Sunday, September 2, 2007

The Philly fanatic

Last night, I showed my post on Philadelphia expansion to Greg Daurio, who was steaming about it before he even finished reading the first sentence.

"What? What do you know about Philadelphia? It's a great sports town and it has an awesome soccer tradition!"

Greg played soccer in Philly as a lad, so he knoweth of what he speaketh. He used to play against Chris Albright's high school (William Penn Charter School, where Bobby Convey also attended) and likes to point out that they'd beat Chris' team.

"It's a joke post," I explained. "I was trying to encapsulate some of the ridiculous arguments against soccer. You couldn't tell I was kidding?"

He read the post again. "Well, I can see now how you were going over the top."

I turned to Luis. "Luis, did you think I was serious when you read the post? Lunatic fringe of soccer fanatics? Philadelphians have strong arms because of eating so many cheesesteaks? You knew, didn't you?"

Luis was noncommital. "I thought you might be serious. I wasn't sure."

6 comments:

Toddzilla said...

It's a little frightening that fellow writers didn't catch that, but all in all, it's not always a bad thing if your colleagues think you're a little crazy. Keeps 'em on their toes, right?

So you've got that going for you.

A.C. said...

I had to laugh at that - because yeah, I did think the post was too crazy to be taken seriously, but apparently, some see some of that in me. At least I'm not viewed as boring.

Paul said...

I thought it was fairly obvious to see, especially after a second reading, that the post was a joke, a passage taken from a possible Jim Rome rant rather than a nuanced view of soccer in the city of Brotherly Love. The silly inferences, skewed logic, bad argumentation, and prejudice made for funny reading. However, the following paragraph exhibits all those qualities, and a bit more:



For months, a U.S.-Mexico friendly in Mexico City was rumored, it was finalized earlier this month. On Monday, though, the game was scrapped due to a dispute between U.S.-based Spanish-language networks.

Slated for Sept. 9, the date was suddenly open for both sides. The U.S. quickly set up a match against Brazil while Mexico will now play Panama in Estadio Azteca.

While U.S. national-team supporters are seemingly content with hosting the Seleção, Mexico supporters are left with essentially the same type of match. After all, Mexico replaced an opponent with no chance of winning in the Azteca with another opponent that has no chance of winning in the Azteca.

Granted, the U.S. would have provided better competition than Panama, but the result will be the same. It's debatable what El Tri stands to gain by beating a beatable opponent at home. A far tougher test will face Mexico when it takes on Brazil at Gillette Stadium on Sept. 12 -- but then again, El Tri has already beaten Brazil this year.

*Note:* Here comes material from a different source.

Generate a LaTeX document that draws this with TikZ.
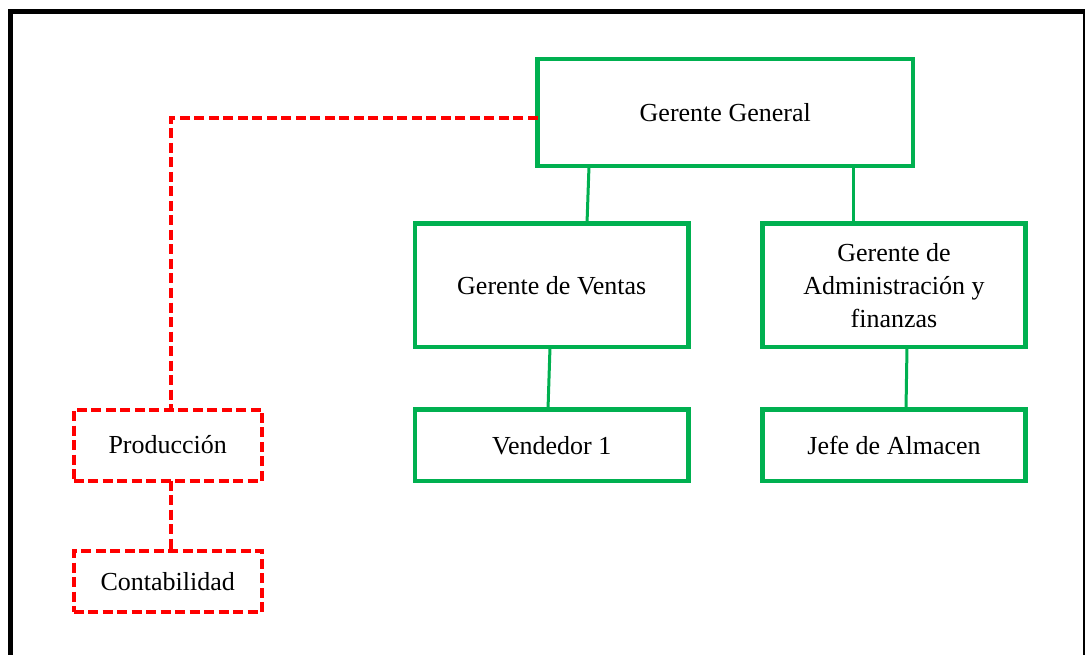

For the U.S., it's probably best the Americans won't have to travel to their personal house of horrors. Those lumps will have to wait until the quadrennial World Cup qualifier is played in two years' time.



When did SI begin running farce on its website? Or was this piece originally written for the Onion and SI picked it up, assuming that it was a sophisticated view of the US-Mexico rivalry?

Scooter Chucker said...

This is Philadelphia boy Greg Daurio speaking up in my defense. Yes, I was a bit upset at first, but that is only because my love for my hometown is so great that I was blinded to the sarcasm at first. So there Andrea. See ya Saturday, if not sooner.

Soledad said...

Wow.

Clearly, you need new friends Andrea (and a few new readers). Somebody appropriately twisted. ;)

In fact, as a reader, I'm gonna demand more satire. C'mon, start thinning the herd.

A.C. said...

Greg, all is forgiven if you bring me a copy of the latest 90 Minutes mag!